Task:
Copy out each line of the listing that has the word "matplotlib" in it.

Dataset section:
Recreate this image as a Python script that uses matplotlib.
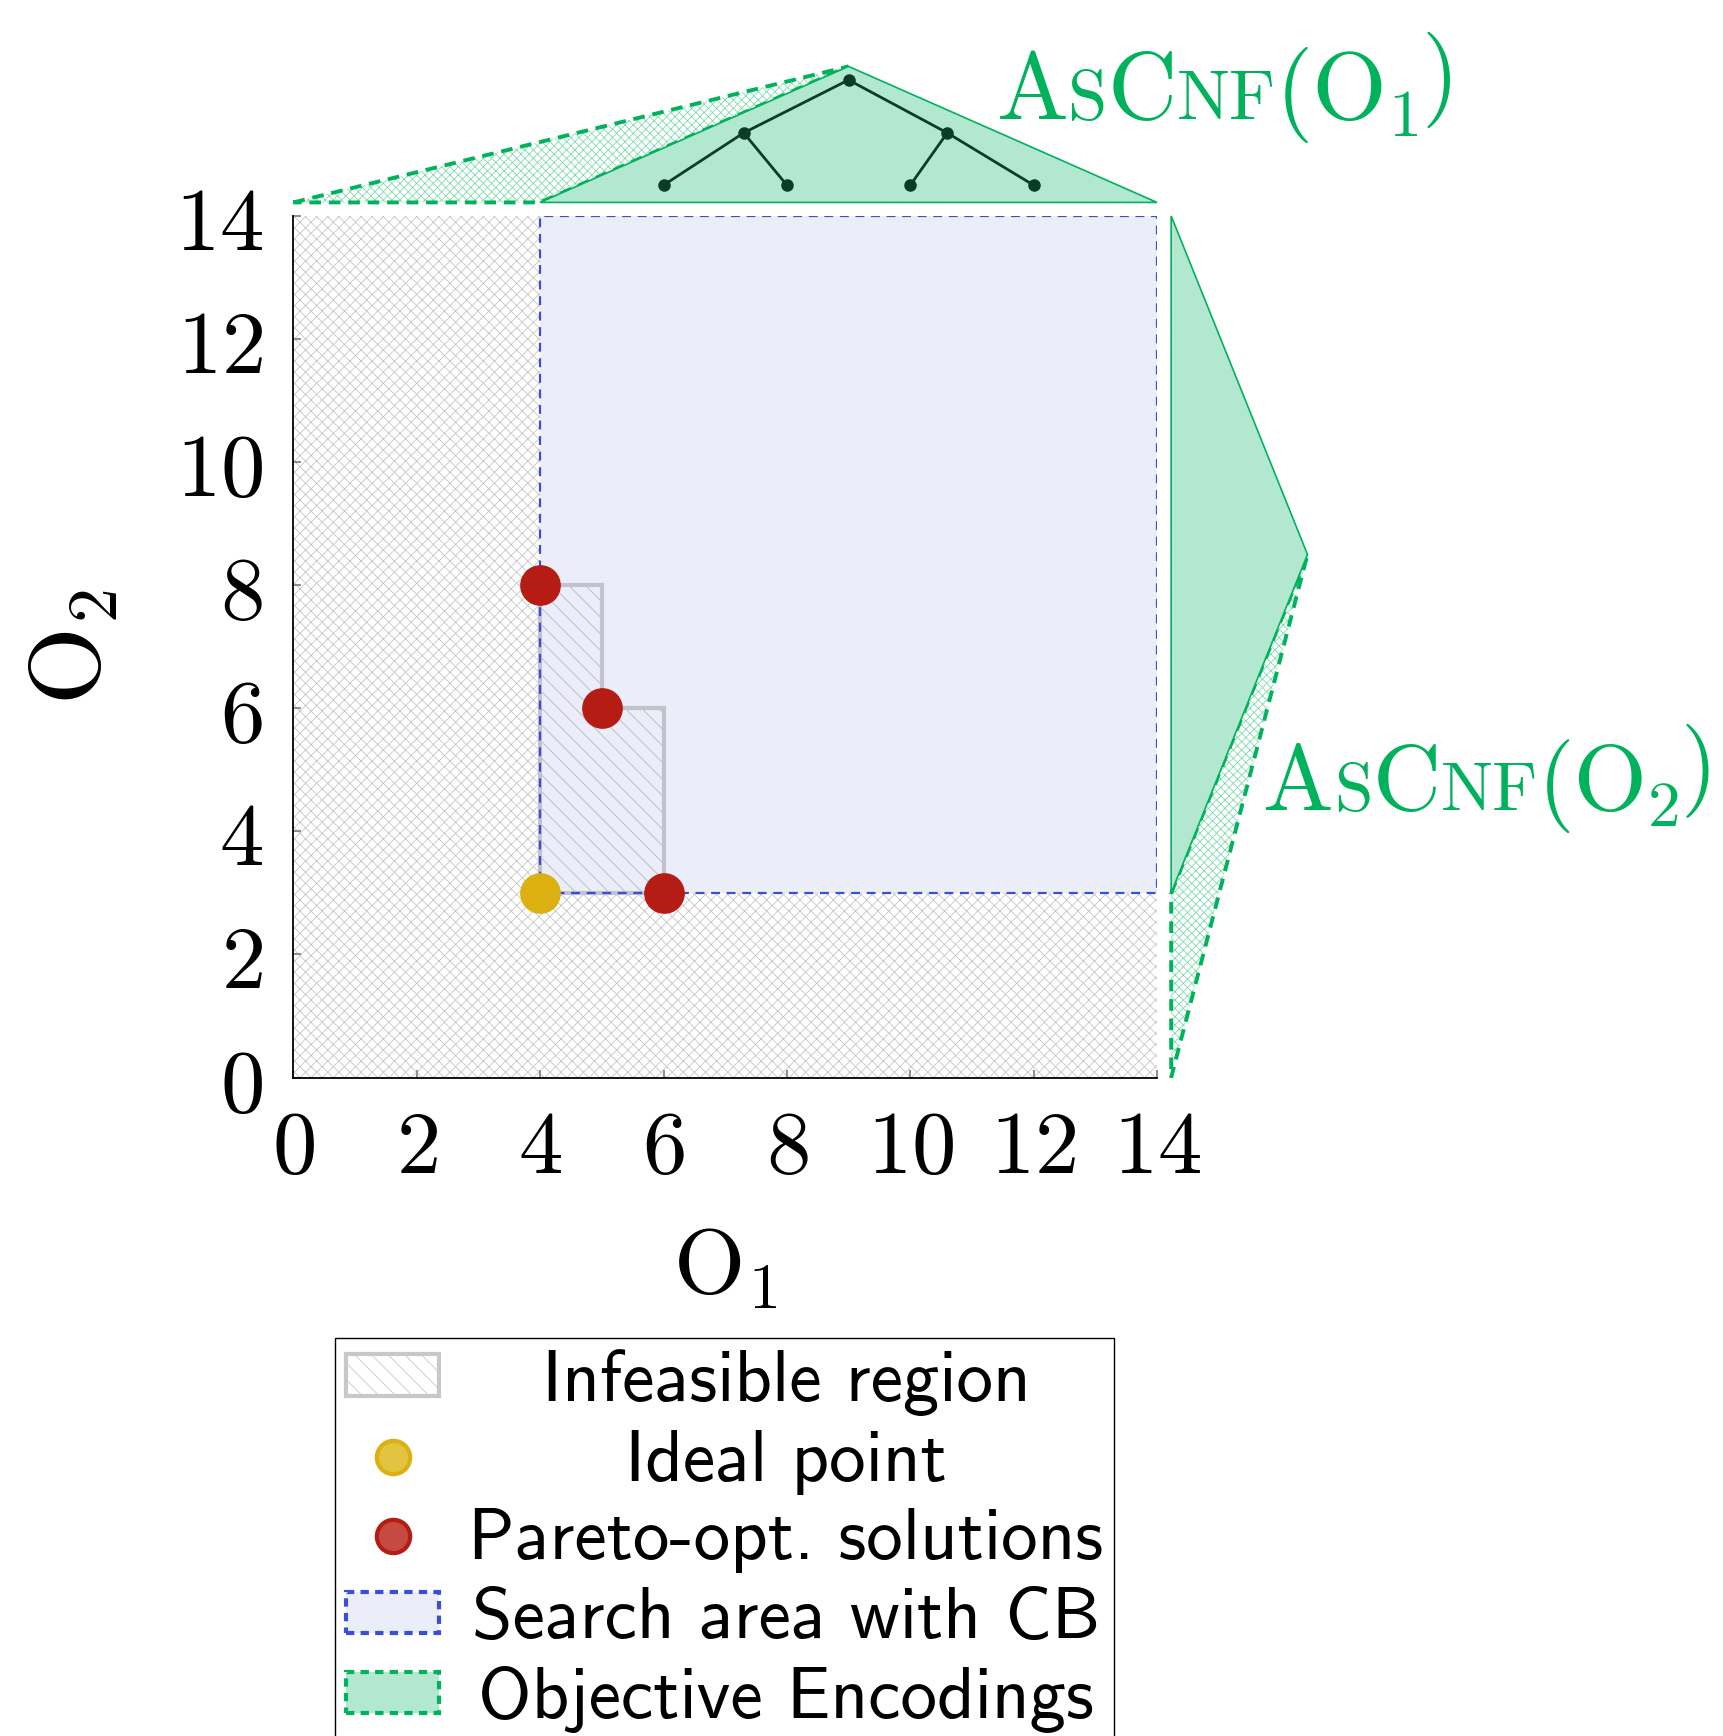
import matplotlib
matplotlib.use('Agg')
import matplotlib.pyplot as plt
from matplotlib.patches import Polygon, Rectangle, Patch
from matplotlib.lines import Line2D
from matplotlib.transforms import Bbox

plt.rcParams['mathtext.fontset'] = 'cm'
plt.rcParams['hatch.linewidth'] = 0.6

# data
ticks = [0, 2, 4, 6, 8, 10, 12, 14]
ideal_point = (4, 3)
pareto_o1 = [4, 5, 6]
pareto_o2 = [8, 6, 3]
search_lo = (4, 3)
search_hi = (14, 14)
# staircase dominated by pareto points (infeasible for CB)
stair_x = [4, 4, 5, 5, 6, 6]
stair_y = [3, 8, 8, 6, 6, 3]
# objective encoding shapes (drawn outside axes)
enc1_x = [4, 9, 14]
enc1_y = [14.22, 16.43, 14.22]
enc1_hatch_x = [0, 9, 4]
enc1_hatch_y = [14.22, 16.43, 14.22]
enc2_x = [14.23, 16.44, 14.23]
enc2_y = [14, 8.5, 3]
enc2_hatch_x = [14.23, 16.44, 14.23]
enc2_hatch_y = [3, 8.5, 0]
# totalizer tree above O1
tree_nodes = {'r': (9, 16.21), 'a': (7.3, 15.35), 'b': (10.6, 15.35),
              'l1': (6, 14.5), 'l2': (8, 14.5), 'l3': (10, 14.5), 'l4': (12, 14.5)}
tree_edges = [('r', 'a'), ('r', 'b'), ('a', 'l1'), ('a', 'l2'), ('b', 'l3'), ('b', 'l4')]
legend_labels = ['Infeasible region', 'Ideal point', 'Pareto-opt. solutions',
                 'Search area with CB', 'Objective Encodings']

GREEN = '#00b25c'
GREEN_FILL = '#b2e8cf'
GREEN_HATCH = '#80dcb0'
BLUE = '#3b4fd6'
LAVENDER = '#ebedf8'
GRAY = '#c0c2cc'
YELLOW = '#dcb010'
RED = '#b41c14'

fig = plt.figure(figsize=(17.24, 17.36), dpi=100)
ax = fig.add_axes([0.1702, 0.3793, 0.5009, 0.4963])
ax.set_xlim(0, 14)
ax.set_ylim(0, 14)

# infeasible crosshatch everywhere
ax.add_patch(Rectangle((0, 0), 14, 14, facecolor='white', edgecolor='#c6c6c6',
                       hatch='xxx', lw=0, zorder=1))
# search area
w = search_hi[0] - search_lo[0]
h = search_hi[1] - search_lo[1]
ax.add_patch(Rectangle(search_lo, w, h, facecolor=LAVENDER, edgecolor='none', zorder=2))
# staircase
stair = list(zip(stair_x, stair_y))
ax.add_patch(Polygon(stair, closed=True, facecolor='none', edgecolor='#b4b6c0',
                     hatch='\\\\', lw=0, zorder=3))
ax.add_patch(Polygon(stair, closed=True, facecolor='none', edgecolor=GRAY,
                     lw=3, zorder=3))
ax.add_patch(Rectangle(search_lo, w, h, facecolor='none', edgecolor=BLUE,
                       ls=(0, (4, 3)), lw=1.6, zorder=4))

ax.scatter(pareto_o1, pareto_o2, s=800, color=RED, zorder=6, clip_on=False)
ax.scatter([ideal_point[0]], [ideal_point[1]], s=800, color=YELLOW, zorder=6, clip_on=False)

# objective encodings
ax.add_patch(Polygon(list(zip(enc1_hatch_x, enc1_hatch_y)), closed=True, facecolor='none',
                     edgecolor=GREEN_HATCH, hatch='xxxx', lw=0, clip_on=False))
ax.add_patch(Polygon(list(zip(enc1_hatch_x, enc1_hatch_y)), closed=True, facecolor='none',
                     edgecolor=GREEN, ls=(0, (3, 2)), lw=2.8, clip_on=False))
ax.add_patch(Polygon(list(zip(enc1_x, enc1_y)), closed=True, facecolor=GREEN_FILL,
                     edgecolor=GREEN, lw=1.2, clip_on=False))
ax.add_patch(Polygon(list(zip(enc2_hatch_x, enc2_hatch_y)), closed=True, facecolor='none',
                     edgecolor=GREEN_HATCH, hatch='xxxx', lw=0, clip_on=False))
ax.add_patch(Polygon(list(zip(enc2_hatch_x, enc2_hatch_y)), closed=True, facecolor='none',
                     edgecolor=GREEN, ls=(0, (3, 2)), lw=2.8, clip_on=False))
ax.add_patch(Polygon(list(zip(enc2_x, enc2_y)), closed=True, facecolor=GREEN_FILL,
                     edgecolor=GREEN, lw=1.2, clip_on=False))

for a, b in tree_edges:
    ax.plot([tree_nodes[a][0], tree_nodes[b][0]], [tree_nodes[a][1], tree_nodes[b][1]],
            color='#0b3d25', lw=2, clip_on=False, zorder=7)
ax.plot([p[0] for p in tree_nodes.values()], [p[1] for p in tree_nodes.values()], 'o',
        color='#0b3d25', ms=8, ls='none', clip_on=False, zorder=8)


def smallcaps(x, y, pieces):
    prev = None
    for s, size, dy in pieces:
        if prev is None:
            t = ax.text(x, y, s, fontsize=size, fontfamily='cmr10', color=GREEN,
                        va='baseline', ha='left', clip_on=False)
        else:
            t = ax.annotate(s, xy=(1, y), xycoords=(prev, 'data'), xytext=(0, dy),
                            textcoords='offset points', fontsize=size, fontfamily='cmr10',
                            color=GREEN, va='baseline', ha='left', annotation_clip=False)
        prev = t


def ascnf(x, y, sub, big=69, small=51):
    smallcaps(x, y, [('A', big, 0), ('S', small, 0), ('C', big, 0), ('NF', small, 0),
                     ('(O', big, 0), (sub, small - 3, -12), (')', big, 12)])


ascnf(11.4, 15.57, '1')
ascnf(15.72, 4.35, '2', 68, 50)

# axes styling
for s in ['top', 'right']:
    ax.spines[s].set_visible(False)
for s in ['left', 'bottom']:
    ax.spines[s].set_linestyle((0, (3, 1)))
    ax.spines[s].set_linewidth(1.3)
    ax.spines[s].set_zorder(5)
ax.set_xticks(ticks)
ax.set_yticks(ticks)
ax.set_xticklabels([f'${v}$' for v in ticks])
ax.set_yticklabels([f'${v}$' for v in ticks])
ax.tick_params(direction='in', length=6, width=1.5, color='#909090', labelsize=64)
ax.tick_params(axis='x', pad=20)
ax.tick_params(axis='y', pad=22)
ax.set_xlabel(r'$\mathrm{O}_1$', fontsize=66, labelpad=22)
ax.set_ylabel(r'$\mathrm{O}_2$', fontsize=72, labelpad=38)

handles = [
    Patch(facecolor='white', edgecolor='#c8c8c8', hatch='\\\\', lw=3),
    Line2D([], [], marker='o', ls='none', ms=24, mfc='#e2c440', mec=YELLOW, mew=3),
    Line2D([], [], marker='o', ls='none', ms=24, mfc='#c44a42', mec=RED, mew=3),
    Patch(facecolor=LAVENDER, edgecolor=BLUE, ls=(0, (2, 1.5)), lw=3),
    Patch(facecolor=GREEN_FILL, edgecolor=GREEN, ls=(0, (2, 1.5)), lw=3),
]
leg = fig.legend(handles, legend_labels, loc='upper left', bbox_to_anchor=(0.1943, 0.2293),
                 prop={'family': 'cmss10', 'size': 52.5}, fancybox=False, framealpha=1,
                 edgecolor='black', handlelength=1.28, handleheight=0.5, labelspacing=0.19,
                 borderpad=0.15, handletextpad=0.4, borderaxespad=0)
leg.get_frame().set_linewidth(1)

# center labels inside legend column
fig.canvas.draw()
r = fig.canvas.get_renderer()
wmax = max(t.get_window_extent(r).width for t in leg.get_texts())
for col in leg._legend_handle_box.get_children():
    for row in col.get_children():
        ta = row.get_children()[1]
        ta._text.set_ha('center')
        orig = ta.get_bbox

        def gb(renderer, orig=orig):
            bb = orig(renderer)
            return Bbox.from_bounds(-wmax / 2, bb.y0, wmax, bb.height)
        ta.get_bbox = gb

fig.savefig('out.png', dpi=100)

Answer to this task:
Recreate this image as a Python script that uses matplotlib.
import matplotlib
matplotlib.use('Agg')
import matplotlib.pyplot as plt
from matplotlib.patches import Polygon, Rectangle, Patch
from matplotlib.lines import Line2D
from matplotlib.transforms import Bbox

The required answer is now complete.